Ensuite, il convient de se rappeler le positionnement audacieux de la Communauté économique européenne qui, en 1962, contre la logique néolibérale du GATT, avait osé mettre en œuvre sa politique agricole commune en protégeant son agriculture du marché mondial.
Aujourd’hui, devant la gravité de la crise alimentaire, et au nom du droit à l’alimentation ratifié par la majorité des pays via la Déclaration universelle des droits de l’homme, il nous faut, je le dis sans ambages, faire sortir l’agriculture de l’OMC et de sa logique aveugle !
Cette nouvelle orientation passe par l’application de dispositions claires.
La première consiste à mettre en place des marchés locaux et régionaux protégés de la concurrence déloyale provoquée par la surproduction des agricultures industrielles et subventionnées des pays industrialisés.
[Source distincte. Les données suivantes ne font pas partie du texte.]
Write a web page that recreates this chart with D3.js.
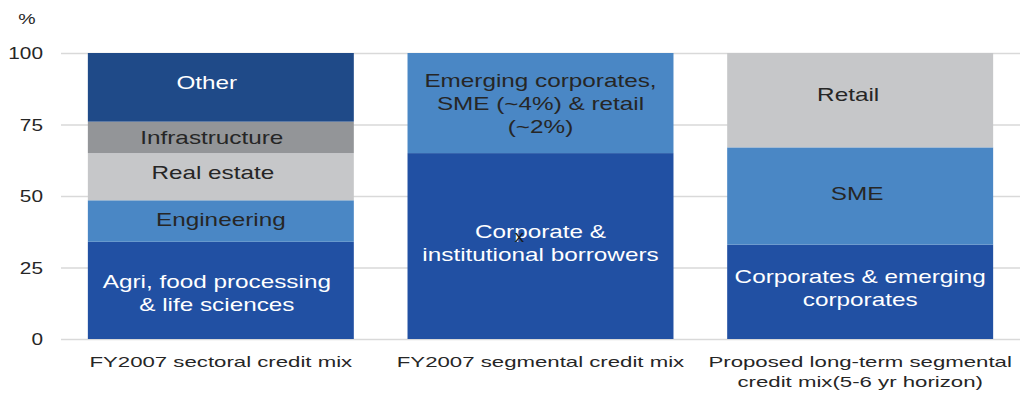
<!DOCTYPE html>
<html>
<head>
<meta charset="utf-8">
<script src="https://cdn.jsdelivr.net/npm/d3@7"></script>
<style>
  html, body { margin: 0; padding: 0; background: #ffffff; }
  svg { display: block; font-family: "Liberation Sans", Arial, sans-serif; }
</style>
</head>
<body>
<svg id="chart" width="1026" height="394"></svg>
<script>
// Credit mix: three 100% stacked columns
const categories = [
  "FY2007 sectoral credit mix",
  "FY2007 segmental credit mix",
  "Proposed long-term segmental\ncredit mix(5-6 yr horizon)"
];

// Segment labels and shares (%) for each column, bottom to top
const sectoralSegments = ["Agri, food processing\n& life sciences", "Engineering", "Real estate", "Infrastructure", "Other"];
const sectoralValues = [34, 14.5, 16.5, 11, 24];

const segmentalSegments = ["Corporate &\ninstitutional borrowers", "Emerging corporates,\nSME (~4%) & retail\n(~2%)"];
const segmentalValues = [65, 35];

const proposedSegments = ["Corporates & emerging\ncorporates", "SME", "Retail"];
const proposedValues = [33, 34, 33];

// Stray "x" marker sitting inside the middle column
const markerCategory = "FY2007 segmental credit mix";
const markerValue = 35;

const yTicks = [0, 25, 50, 75, 100];
const yUnit = "%";

// Segment fills (dark blue, mid blue, light grey, dark grey, navy)
const palette = {
  "Agri, food processing\n& life sciences": "#2150A3",
  "Engineering": "#4A87C5",
  "Real estate": "#C6C7C9",
  "Infrastructure": "#939598",
  "Other": "#1F4A88",
  "Corporate &\ninstitutional borrowers": "#2150A3",
  "Emerging corporates,\nSME (~4%) & retail\n(~2%)": "#4A87C5",
  "Corporates & emerging\ncorporates": "#2150A3",
  "SME": "#4A87C5",
  "Retail": "#C6C7C9"
};

// Small per-label nudges (px) of the in-bar text boxes
const labelNudge = {
  "Other": [-14, -5],
  "Infrastructure": [-9, 0],
  "Real estate": [-8, -4],
  "Engineering": [0, -2],
  "Agri, food processing\n& life sciences": [-4, 3],
  "Corporate &\ninstitutional borrowers": [0, -3],
  "Retail": [-12, -6],
  "SME": [-3, -3],
  "Corporates & emerging\ncorporates": [0, -4]
};

const darkText = "#262626";
const lightFills = new Set(["#4A87C5", "#C6C7C9", "#939598"]);

const columns = [
  { cat: categories[0], names: sectoralSegments, values: sectoralValues },
  { cat: categories[1], names: segmentalSegments, values: segmentalValues },
  { cat: categories[2], names: proposedSegments, values: proposedValues }
];

const svg = d3.select("#chart");
const plotLeft = 61, plotRight = 1020, plotTop = 53, plotBottom = 339;

const x = d3.scaleBand()
  .domain(categories)
  .range([plotLeft, plotRight])
  .paddingInner(0.168)
  .paddingOuter(0.084);

const y = d3.scaleLinear().domain([0, 100]).range([plotBottom, plotTop]);

// Gridlines + tick labels
const axis = svg.append("g")
  .attr("transform", `translate(${plotLeft},0)`)
  .call(d3.axisLeft(y).tickValues(yTicks).tickSize(-(plotRight - plotLeft)).tickFormat(d3.format("d")));
axis.select(".domain").remove();
axis.selectAll(".tick line").attr("stroke", "#D9D9D9").attr("stroke-width", 1.6);
axis.selectAll(".tick text")
  .attr("x", null)
  .attr("dy", "0.37em")
  .attr("transform", "translate(-18,0) scale(1.3,1)")
  .attr("fill", darkText)
  .style("font-size", "16px");

svg.append("text")
  .attr("transform", "translate(27,24) scale(1.3,1)")
  .attr("text-anchor", "middle")
  .attr("fill", darkText)
  .style("font-size", "15px")
  .text(yUnit);

// Stack segments per column
columns.forEach(col => {
  let acc = 0;
  const segs = col.names.map((name, i) => {
    const s = { name, y0: acc, y1: acc + col.values[i] };
    acc += col.values[i];
    return s;
  });
  const g = svg.append("g");
  g.selectAll("rect")
    .data(segs)
    .join("rect")
    .attr("x", x(col.cat))
    .attr("width", x.bandwidth())
    .attr("y", d => y(d.y1))
    .attr("height", d => y(d.y0) - y(d.y1))
    .attr("fill", d => palette[d.name]);

  const lh = 23, capH = 13;
  segs.forEach(d => {
    const lines = d.name.split("\n");
    const [nx, ny] = labelNudge[d.name] || [0, 0];
    const cy = (y(d.y0) + y(d.y1)) / 2 + ny;
    const cx = x(col.cat) + x.bandwidth() / 2 + nx;
    const first = cy - (lines.length - 1) * lh / 2 + capH / 2;
    const fill = lightFills.has(palette[d.name]) ? darkText : "#ffffff";
    lines.forEach((ln, k) => {
      g.append("text")
        .attr("transform", `translate(${cx},${first + k * lh}) scale(1.35,1)`)
        .attr("text-anchor", "middle")
        .attr("fill", fill)
        .style("font-size", "18px")
        .text(ln);
    });
  });
});

// Marker
svg.append("text")
  .attr("transform", `translate(${x(markerCategory) + x.bandwidth() * 0.42},${y(markerValue) + 3}) scale(1.2,1)`)
  .attr("text-anchor", "middle")
  .attr("fill", "#1a1a1a")
  .style("font-size", "16px")
  .text("x");

// Category labels
categories.forEach(cat => {
  cat.split("\n").forEach((ln, k) => {
    svg.append("text")
      .attr("transform", `translate(${x(cat) + x.bandwidth() / 2},${367 + k * 20}) scale(1.48,1)`)
      .attr("text-anchor", "middle")
      .attr("fill", darkText)
      .style("font-size", "15px")
      .text(ln);
  });
});
</script>
</body>
</html>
La deuxième suppose la modification des accords de partenariat économique, ou APE, qui imposent aux pays ACP – Afrique, Caraïbes et Pacifique –, toujours au nom de l’OMC, l’ouverture de leurs marchés aux exportations européennes.
La troisième réside dans la mise en œuvre d’un moratoire mondial sur les agro-carburants, qui, selon Edgard Pisani, constituent « un obstacle considérable et insurmontable à l’équilibre alimentaire du monde ».
La quatrième consiste à supprimer toutes les subventions aux exportations et, pour ce qui concerne l’Union européenne, les fameuses restitutions à l’exportation ; sur ce point très précis, je ne serai pas en contradiction avec l’OMC.
Va-t-on prendre cette direction ? À la fin du mois de janvier, l’ONU a réuni à Madrid de nombreux acteurs internationaux de premier plan pour aborder la question essentielle de la « sécurité alimentaire pour tous ». On y a lancé l’idée d’ouvrir un nouvel espace de discussion, « un partenariat mondial pour l’agriculture et la sécurité alimentaire ». Cette proposition rejoint celle d’Edgard Pisani, qui affirmait encore lors de la table-ronde que j’évoquais : « Je crois absolument nécessaire la création d’un Conseil de sécurité alimentaire et environnementale à l’échelle du monde. » En clair, il faut introduire du politique là où l’OMC s’évertue à imposer le seul marché.
Je laisserai le mot de la fin à Guy Paillotin, secrétaire perpétuel de l’Académie d’agriculture et président honoraire de l’Institut national de la recherche agronomique, l’INRA, qui concluait notre table-ronde en déclarant : « Je ne suis pas idéologue, je regarde les faits. […] le nombre de personnes qui meurent de faim augmente. […] Or on nous avait dit, et je n’avais pas a priori à récuser cette idée, que le libre-échange des marchandises ferait que ce nombre diminuerait. Donc, ce n’est pas vrai. »
Monsieur le ministre, madame la secrétaire d’État, mes chers collègues, l’OMC doit être remise à sa place pour que l’agriculture puisse répondre à sa vocation fondamentale, qui est de nourrir les hommes, afin que cesse enfin le scandale de la faim.
La France et l’Europe, au nom de leurs valeurs fondatrices, doivent prendre leurs responsabilités.